[Figure scripts]
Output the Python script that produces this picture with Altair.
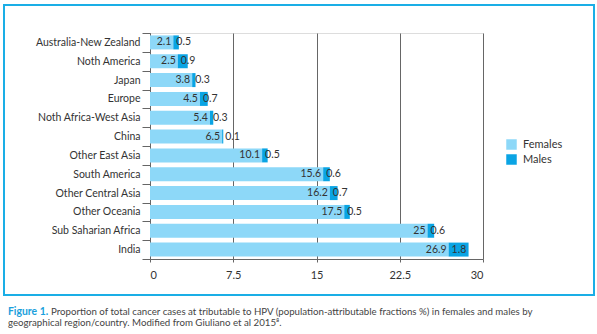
import altair as alt
import pandas as pd

regions = ["Australia-New Zealand", "Noth America", "Japan", "Europe",
           "Noth Africa-West Asia", "China", "Other East Asia", "South America",
           "Other Central Asia", "Other Oceania", "Sub Saharian Africa", "India"]
females = [2.1, 2.5, 3.8, 4.5, 5.4, 6.5, 10.1, 15.6, 16.2, 17.5, 25, 26.9]
males = [0.5, 0.9, 0.3, 0.7, 0.3, 0.1, 0.5, 0.6, 0.7, 0.5, 0.6, 1.8]
x_ticks = [0, 7.5, 15, 22.5, 30]
series = ["Females", "Males"]
colors = ["#8dd8f8", "#0aa4e4"]

FONT = "Lato"
TXT = "#333333"

rows = []
for r, f, m in zip(regions, females, males):
    rows.append({"region": r, "sex": "Females", "value": f, "order": 0})
    rows.append({"region": r, "sex": "Males", "value": m, "order": 1})
long = pd.DataFrame(rows)

lab = pd.DataFrame({
    "region": regions,
    "f": females,
    "m": males,
    "flab": [f"{v:g}" for v in females],
    "mlab": [f"{v:g}" for v in males],
})

yenc = alt.Y("region:N", sort=regions, title=None,
             scale=alt.Scale(paddingInner=0, paddingOuter=0),
             axis=alt.Axis(labelFont=FONT, labelFontSize=10.5, labelColor=TXT,
                           tickBand="extent", tickSize=8, tickColor="#666666",
                           domainColor="#666666", labelPadding=2,
                           labelLimit=200))

xscale = alt.Scale(domain=[0, 30], nice=False)

bars = alt.Chart(long).mark_bar(size=14).encode(
    y=yenc,
    x=alt.X("value:Q", stack="zero", scale=xscale, title=None,
            axis=alt.Axis(values=x_ticks, grid=True, gridColor="#666666",
                          gridOpacity=1, domainColor="#666666",
                          tickColor="#666666", tickSize=3,
                          labelFont=FONT, labelFontSize=11, labelColor=TXT,
                          labelPadding=7, labelExpr="'' + datum.value")),
    color=alt.Color("sex:N", scale=alt.Scale(domain=series, range=colors),
                    legend=alt.Legend(title=None, orient="none",
                                      legendX=356, legendY=106,
                                      symbolType="square", symbolSize=110,
                                      symbolStrokeWidth=0, symbolOpacity=1,
                                      labelFont=FONT, labelFontSize=11,
                                      labelColor=TXT, rowPadding=3,
                                      labelOffset=6)),
    order=alt.Order("order:Q"),
)

ftext = alt.Chart(lab).mark_text(align="right", dx=-2, font=FONT,
                                 fontSize=10.5, color=TXT).encode(
    y=alt.Y("region:N", sort=regions),
    x=alt.X("f:Q", scale=xscale),
    text="flab:N",
)
mtext = alt.Chart(lab).mark_text(align="left", dx=3, font=FONT,
                                 fontSize=10.5, color=TXT).encode(
    y=alt.Y("region:N", sort=regions),
    x=alt.X("f:Q", scale=xscale),
    text="mlab:N",
)

one = pd.DataFrame({"a": [0]})
border = alt.Chart(one).mark_rect(fill=None, stroke="#1aaee6",
                                  strokeWidth=2).encode(
    x=alt.value(-146), x2=alt.value(444),
    y=alt.value(-28), y2=alt.value(262),
)

cap_head = alt.Chart(one).mark_text(align="left", baseline="alphabetic",
                                    font=FONT, fontSize=10.4,
                                    fontWeight="bold", color="#1aa0dc").encode(
    x=alt.value(-142), y=alt.value(281.5), text=alt.value("Figure 1."))
cap1 = alt.Chart(one).mark_text(align="left", baseline="alphabetic",
                                font=FONT, fontSize=9.7, color="#444444").encode(
    x=alt.value(-99), y=alt.value(281.5),
    text=alt.value("Proportion of total cancer cases at tributable to HPV (population-attributable fractions %) in females and males by"))
cap2 = alt.Chart(one).mark_text(align="left", baseline="alphabetic",
                                font=FONT, fontSize=9.7, color="#444444").encode(
    x=alt.value(-142), y=alt.value(293),
    text=alt.value("geographical region/country. Modified from Giuliano et al 2015\u2078."))

chart = alt.layer(border, bars, ftext, mtext, cap_head, cap1, cap2).properties(
    width=333, height=226,
    autosize=alt.AutoSizeParams(type="none"),
    padding={"left": 150, "top": 33, "right": 114, "bottom": 75},
).configure_view(stroke=None).configure(background="white")

chart.save("out.html", embed_options={"renderer": "svg", "actions": False})
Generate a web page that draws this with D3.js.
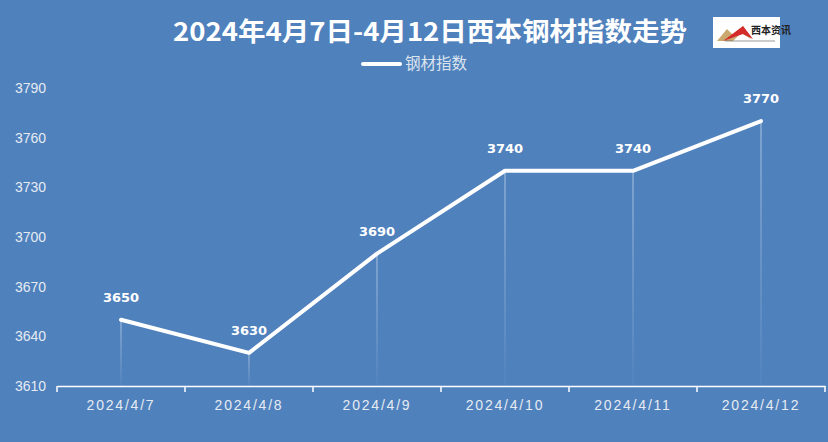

Work to do: Restate the records word for word, omitting images.

Reply:
Output the Python script that produces this picture with Altair.
import altair as alt
import pandas as pd

regions = ["Australia-New Zealand", "Noth America", "Japan", "Europe",
           "Noth Africa-West Asia", "China", "Other East Asia", "South America",
           "Other Central Asia", "Other Oceania", "Sub Saharian Africa", "India"]
females = [2.1, 2.5, 3.8, 4.5, 5.4, 6.5, 10.1, 15.6, 16.2, 17.5, 25, 26.9]
males = [0.5, 0.9, 0.3, 0.7, 0.3, 0.1, 0.5, 0.6, 0.7, 0.5, 0.6, 1.8]
x_ticks = [0, 7.5, 15, 22.5, 30]
series = ["Females", "Males"]
colors = ["#8dd8f8", "#0aa4e4"]

FONT = "Lato"
TXT = "#333333"

rows = []
for r, f, m in zip(regions, females, males):
    rows.append({"region": r, "sex": "Females", "value": f, "order": 0})
    rows.append({"region": r, "sex": "Males", "value": m, "order": 1})
long = pd.DataFrame(rows)

lab = pd.DataFrame({
    "region": regions,
    "f": females,
    "m": males,
    "flab": [f"{v:g}" for v in females],
    "mlab": [f"{v:g}" for v in males],
})

yenc = alt.Y("region:N", sort=regions, title=None,
             scale=alt.Scale(paddingInner=0, paddingOuter=0),
             axis=alt.Axis(labelFont=FONT, labelFontSize=10.5, labelColor=TXT,
                           tickBand="extent", tickSize=8, tickColor="#666666",
                           domainColor="#666666", labelPadding=2,
                           labelLimit=200))

xscale = alt.Scale(domain=[0, 30], nice=False)

bars = alt.Chart(long).mark_bar(size=14).encode(
    y=yenc,
    x=alt.X("value:Q", stack="zero", scale=xscale, title=None,
            axis=alt.Axis(values=x_ticks, grid=True, gridColor="#666666",
                          gridOpacity=1, domainColor="#666666",
                          tickColor="#666666", tickSize=3,
                          labelFont=FONT, labelFontSize=11, labelColor=TXT,
                          labelPadding=7, labelExpr="'' + datum.value")),
    color=alt.Color("sex:N", scale=alt.Scale(domain=series, range=colors),
                    legend=alt.Legend(title=None, orient="none",
                                      legendX=356, legendY=106,
                                      symbolType="square", symbolSize=110,
                                      symbolStrokeWidth=0, symbolOpacity=1,
                                      labelFont=FONT, labelFontSize=11,
                                      labelColor=TXT, rowPadding=3,
                                      labelOffset=6)),
    order=alt.Order("order:Q"),
)

ftext = alt.Chart(lab).mark_text(align="right", dx=-2, font=FONT,
                                 fontSize=10.5, color=TXT).encode(
    y=alt.Y("region:N", sort=regions),
    x=alt.X("f:Q", scale=xscale),
    text="flab:N",
)
mtext = alt.Chart(lab).mark_text(align="left", dx=3, font=FONT,
                                 fontSize=10.5, color=TXT).encode(
    y=alt.Y("region:N", sort=regions),
    x=alt.X("f:Q", scale=xscale),
    text="mlab:N",
)

one = pd.DataFrame({"a": [0]})
border = alt.Chart(one).mark_rect(fill=None, stroke="#1aaee6",
                                  strokeWidth=2).encode(
    x=alt.value(-146), x2=alt.value(444),
    y=alt.value(-28), y2=alt.value(262),
)

cap_head = alt.Chart(one).mark_text(align="left", baseline="alphabetic",
                                    font=FONT, fontSize=10.4,
                                    fontWeight="bold", color="#1aa0dc").encode(
    x=alt.value(-142), y=alt.value(281.5), text=alt.value("Figure 1."))
cap1 = alt.Chart(one).mark_text(align="left", baseline="alphabetic",
                                font=FONT, fontSize=9.7, color="#444444").encode(
    x=alt.value(-99), y=alt.value(281.5),
    text=alt.value("Proportion of total cancer cases at tributable to HPV (population-attributable fractions %) in females and males by"))
cap2 = alt.Chart(one).mark_text(align="left", baseline="alphabetic",
                                font=FONT, fontSize=9.7, color="#444444").encode(
    x=alt.value(-142), y=alt.value(293),
    text=alt.value("geographical region/country. Modified from Giuliano et al 2015\u2078."))

chart = alt.layer(border, bars, ftext, mtext, cap_head, cap1, cap2).properties(
    width=333, height=226,
    autosize=alt.AutoSizeParams(type="none"),
    padding={"left": 150, "top": 33, "right": 114, "bottom": 75},
).configure_view(stroke=None).configure(background="white")

chart.save("out.html", embed_options={"renderer": "svg", "actions": False})
Generate a web page that draws this with D3.js.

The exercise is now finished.